Por Alex Treviño
Cada proceso electoral resurge con fuerza una vieja estrategia: el llamado al “voto útil”. Políticos, analistas y ciudadanos afines a ciertas corrientes ideológicas repiten el mantra de que votar por una opción que no tiene posibilidades de ganar “es desperdiciar el voto”. Así, intentan persuadir a la ciudadanía de que solo hay dos caminos válidos: el de “ganar” o el de “no estorbar”.
Pero esta lógica es profundamente antidemocrática. Asume que la democracia es una carrera de caballos y no un ejercicio de representación. Reduce nuestras decisiones ciudadanas a un cálculo frío, cuando en realidad deberían estar guiadas por convicciones, propuestas y principios.
El mito del voto útil nos ha llevado, una y otra vez, a elegir el “mal menor” en lugar de exigir el bien mayor. Ha convertido a la ciudadanía en rehenes del miedo y la resignación, y ha favorecido que los mismos grupos de poder se reciclen elección tras elección, sin responder a las necesidades reales de la gente.

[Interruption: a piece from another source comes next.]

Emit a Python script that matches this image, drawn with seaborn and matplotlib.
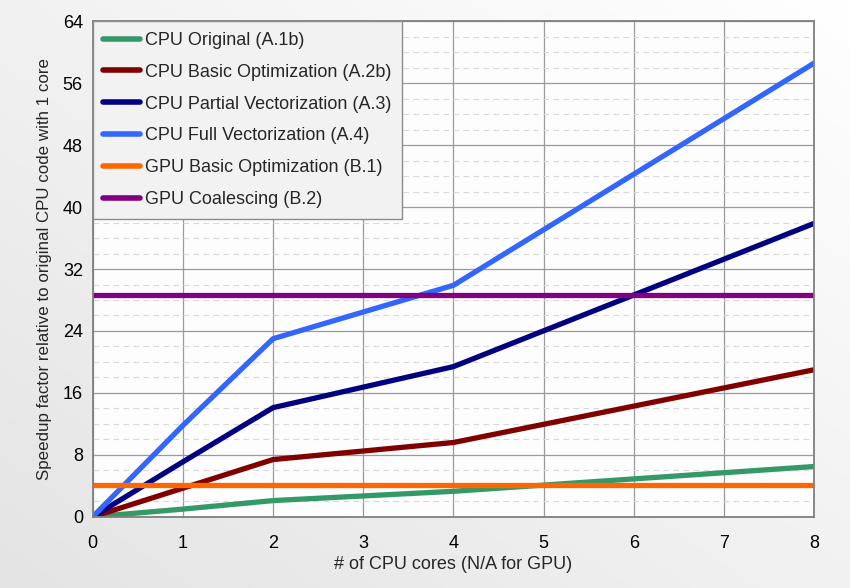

Además, esta narrativa borra del mapa a las nuevas voces, las propuestas frescas, las candidaturas ciudadanas. Les niega legitimidad antes siquiera de llegar a las urnas, como si el único criterio válido fuera la posibilidad de “ganar”, y no el derecho a ser escuchados y representados.
La utilidad de un voto no se mide por el resultado de una elección, sino por su capacidad de enviar un mensaje claro: esto es lo que creo, esto es lo que espero de mis representantes. Votar por convicción no es inútil. Lo inútil es seguir votando con miedo.
En esta elección, como en todas, el verdadero voto útil es el que se ejerce con libertad, con conciencia y con valentía. Porque solo una ciudadanía libre de chantajes podrá construir una democracia auténtica.